Ryan blinked, filed the statement away for future reference before giving the crowd an intense scan and turning back to Mira. He shrugged. “These Science Fiction folk, aren’t they something?”
She gave him an odd look, and he smiled. Sean said, “You know, ninety percent of these convention attendees are of family groups, and people between fifteen and thirty years old, 40% of whom are Trek Fans, 50% are fans of G5, and more than 99% are sane, normal people: doctors, lawyers, scientists.” He smiled. “And the occasional oddball. Thankfully, most disputes can be handled by campus security. Let's settle in.”
***
The suitcase stabber slipped through the crowd and outside, unnoticed by most because he wore dark colors so favored by the citizens of New York City. These people were so easy to blend in with—dark blue jeans and a black jacket, and you were invisible.

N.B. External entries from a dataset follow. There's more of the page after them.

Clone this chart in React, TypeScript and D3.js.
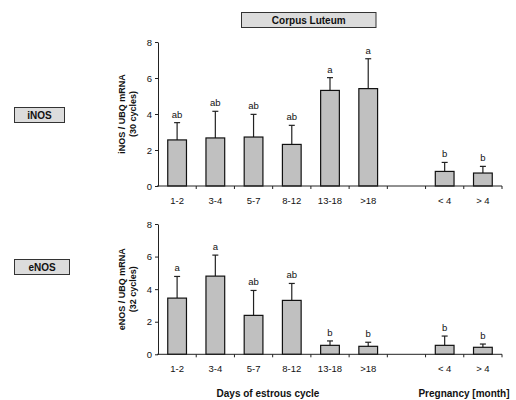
import { useEffect, useRef } from "react";
import * as d3 from "d3";

// categories along the x axis ("" is the empty gap between cycle and pregnancy)
const categories = ["1-2", "3-4", "5-7", "8-12", "13-18", ">18", "", "< 4", "> 4"];

// iNOS / UBQ mRNA (30 cycles)
const inosMean = [2.56, 2.67, 2.72, 2.31, 5.31, 5.41, null, 0.81, 0.72];
const inosUpper = [3.52, 4.15, 3.98, 3.37, 6.02, 7.07, null, 1.31, 1.09];
const inosLetters = ["ab", "ab", "ab", "ab", "a", "a", "", "b", "b"];

// eNOS / UBQ mRNA (32 cycles)
const enosMean = [3.45, 4.8, 2.39, 3.31, 0.55, 0.49, null, 0.55, 0.43];
const enosUpper = [4.78, 6.09, 3.92, 4.35, 0.82, 0.74, null, 1.12, 0.63];
const enosLetters = ["a", "a", "ab", "ab", "b", "b", "", "b", "b"];

const yTicks = [0, 2, 4, 6, 8];

const FONT = "'Liberation Sans', Arial, sans-serif";

function Panel({ mean, upper, letters, top, bottom, title1, title2 }) {
  const axisRef = useRef(null);

  const x = d3.scaleBand().domain(categories).range([158, 502]).padding(0);
  const y = d3.scaleLinear().domain([0, 8]).range([bottom, top]);
  const bw = x.bandwidth();

  useEffect(() => {
    const g = d3.select(axisRef.current);
    g.selectAll("*").remove();
    const yAxis = d3.axisLeft(y).tickValues(yTicks).tickSize(3).tickSizeOuter(0).tickPadding(3);
    const ya = g.append("g").attr("transform", "translate(158,0)").call(yAxis);
    ya.selectAll("path, line").attr("stroke", "#222");
    ya.selectAll("text").attr("font-family", FONT).attr("font-size", 9.5).attr("fill", "#111");
  }, [top, bottom]);

  return (
    <g>
      {categories.map((c, i) =>
        mean[i] == null ? null : (
          <g key={"b" + i}>
            <line
              x1={x(c) + bw / 2}
              x2={x(c) + bw / 2}
              y1={y(mean[i])}
              y2={y(upper[i])}
              stroke="#222"
              strokeWidth={1.2}
            />
            <line
              x1={x(c) + bw / 2 - 3}
              x2={x(c) + bw / 2 + 3}
              y1={y(upper[i])}
              y2={y(upper[i])}
              stroke="#222"
              strokeWidth={1.2}
            />
            <rect
              x={x(c) + bw * 0.255}
              y={y(mean[i])}
              width={bw * 0.49}
              height={y(0) - y(mean[i])}
              fill="#c0c0c0"
              stroke="#111"
              strokeWidth={1.2}
            />
            <text
              x={x(c) + bw / 2}
              y={y(upper[i]) - 5}
              textAnchor="middle"
              fontSize={9.5}
              fontFamily={FONT}
              fill="#111"
            >
              {letters[i]}
            </text>
          </g>
        )
      )}
      {/* x axis */}
      <line x1={157} x2={502} y1={y(0)} y2={y(0)} stroke="#222" strokeWidth={1} />
      {categories.map((c, i) =>
        i === 0 ? null : (
          <line key={"t" + i} x1={x(c)} x2={x(c)} y1={y(0)} y2={y(0) + 3} stroke="#222" />
        )
      )}
      <line x1={502} x2={502} y1={y(0)} y2={y(0) + 3} stroke="#222" />
      {categories.map((c, i) => (
        <text
          key={"l" + i}
          x={x(c) + bw / 2}
          y={y(0) + 18}
          textAnchor="middle"
          fontSize={9.5}
          fontFamily={FONT}
          fill="#111"
        >
          {c}
        </text>
      ))}
      <g ref={axisRef} />
      <text
        transform={`translate(125,${(top + bottom) / 2}) rotate(-90)`}
        textAnchor="middle"
        fontSize={9}
        fontWeight="bold"
        fontFamily={FONT}
        fill="#111"
      >
        {title1}
      </text>
      <text
        transform={`translate(136,${(top + bottom) / 2}) rotate(-90)`}
        textAnchor="middle"
        fontSize={9}
        fontWeight="bold"
        fontFamily={FONT}
        fill="#111"
      >
        {title2}
      </text>
    </g>
  );
}

function LabelBox({ x, y, w, h, text }) {
  return (
    <g>
      <rect x={x} y={y} width={w} height={h} fill="#dcdcdc" stroke="#333" strokeWidth={1} />
      <text
        x={x + w / 2}
        y={y + h / 2 + 3.5}
        textAnchor="middle"
        fontSize={10}
        fontWeight="bold"
        fontFamily={FONT}
        fill="#111"
      >
        {text}
      </text>
    </g>
  );
}

export default function App() {
  return (
    <svg
      width={516}
      height={400}
      style={{ position: "absolute", left: 0, top: 0, background: "#fff" }}
    >
      <LabelBox x={241.5} y={12.5} w={134.5} h={15} text="Corpus Luteum" />
      <LabelBox x={14.5} y={107.5} w={50} h={15} text="iNOS" />
      <LabelBox x={14.5} y={259.5} w={55} h={15} text="eNOS" />
      <Panel
        mean={inosMean}
        upper={inosUpper}
        letters={inosLetters}
        top={42}
        bottom={186}
        title1="iNOS / UBQ mRNA"
        title2="(30 cycles)"
      />
      <Panel
        mean={enosMean}
        upper={enosUpper}
        letters={enosLetters}
        top={224}
        bottom={354.3}
        title1="eNOS / UBQ mRNA"
        title2="(32 cycles)"
      />
      <text x={268} y={397} textAnchor="middle" fontSize={10} fontWeight="bold" fontFamily={FONT} fill="#111">
        Days of estrous cycle
      </text>
      <text x={464} y={397} textAnchor="middle" fontSize={10} fontWeight="bold" fontFamily={FONT} fill="#111">
        Pregnancy [month]
      </text>
    </svg>
  );
}
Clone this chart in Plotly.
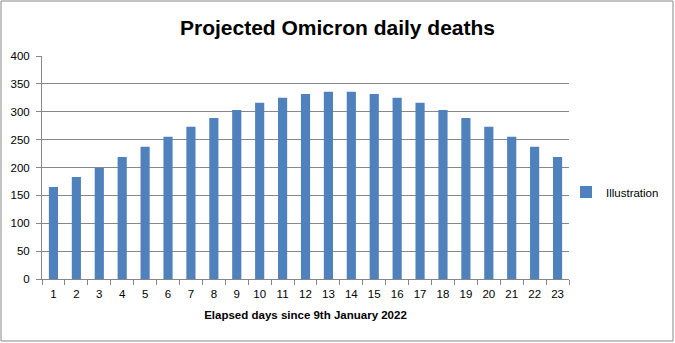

He was a 43-year-old Trek fan of the worse kind, someone who tolerated no other TV show
s to be worshipped before Trek, the original series—or “TOS” in his world. For him, TOS was the lord thy TV show, thou shalt not have any TV shows before it; thou should not take the name of Smirk, thy Captain, in vain; thou should honor The Great Bird; thou shalt not covet thy neighbor’s costume. He was the type of fan that other “Trekkers” stayed away from. He had also considered creating a guerrilla movement called the Trek Liberation Front, meant to save the other Trek spinoffs from bad writing and Damon Lindelof, but he was content for the moment to remain in his grandmother’s basement, sending email viruses to the laptops of better writers making far superior quality TV shows—basically any show that got better reviews than Trek. He had personally sent the Mad Russian of G5 a computer virus that crashed his computer, replacing it with an infinite line of “Trek Rules” up and down the screen, just for spite’s sake.
“That wasn’t very nice, you know.”
He whirled around, hoping to deck another “’Fiver”; there were half a dozen notches in the phaser he used to knock several G5 fans senseless. The man in front of him was 5’11” tall, with a wide frame attached to several lanky limbs, and dark, slightly graying hair; the only detail he really noted were the cold, ice blue eyes.
“Yeah, so what? You want to make something of it?”
The cold eyes appraised him. “I’m thinking about it; I’m trying to balance business versus pleasure.”
He grinned. “So am I!” he screamed, and lunged at the newcomer, whipping out his type-II phaser, ready to pistol-whip this stranger into a time loop.
The stranger sidestepped the swing and landed the toe of his hard leather shoe into the man’s solar plexus, dropping him to the ground.
Chapter 3: On the Day Before
The nice thing about the arrangements Sean Ryan—and C-Con personnel—found at the local hotel was a floor completely locked off by electronic restrictions on the elevator. No one who was not in possession of or escorted by someone with a room key to the 12th floor would be allowed access, which pleased Ryan’s paranoid mind.